Thursday, March 17, 2022

SA Farmers Battle To Control Locust Swarms Of 'Biblical Proportions'

SA farmers battle to control locust swarms of biblical proportions


According to Agri SA, this is one of the biggest locust swarms in years and, with the assistance of donors and the Department of Agriculture, farmers are trying everything to save their land and food.


Farmers in the Northern Cape, Western Cape and Eastern Cape Karoo are struggling to control the locust swarms that have damaged and consumed thousands of hectares of grazing land.

According to Agri SA, this is one of the biggest locust swarms in years and, with the assistance of donors and the Department of Agriculture, farmers are trying everything to save their land and food.

Northern Cape farmer Barry Naude said the locusts had caused a huge amount of damage to his farm.

“Considering that we just came out of four years of drought and we received our first rains in November last year. In the farms that they have rested on, they have caused absolute mayhem,” he said.

Naude said he had lost the grazing land for his sheep.

“In a couple of weeks, we will go to minus degrees as it is winter, and the veld that has been damaged and now going to winter is a lot. They have eaten tonnes of food and have done a lot of damage to us,” he said.

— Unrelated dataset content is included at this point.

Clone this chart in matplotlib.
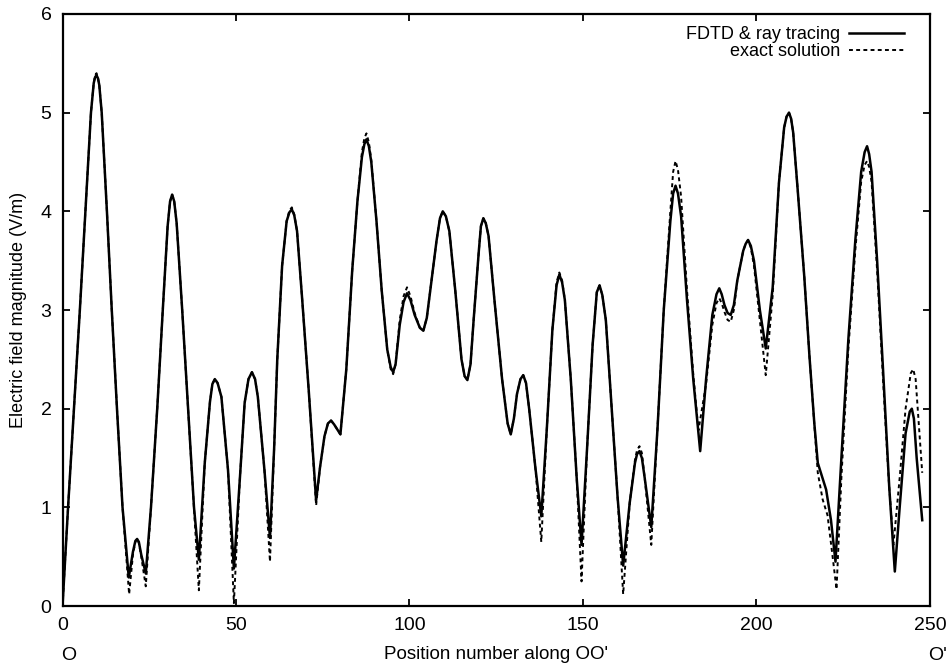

The locusts arrived at his farm in Richmond in the Northern Cape on Wednesday afternoon and settled there, only flying away on Thursday afternoon.

“They left behind a trail of devastation. This must count as one of the biggest swarms in recent times… it covered an area of about 5,000 hectares… about 10,000 rugby fields,” he said.


Andrea Campher, Agri SA’s risk and disaster manager, said it was one of the biggest locust outbreaks that they had seen in many years.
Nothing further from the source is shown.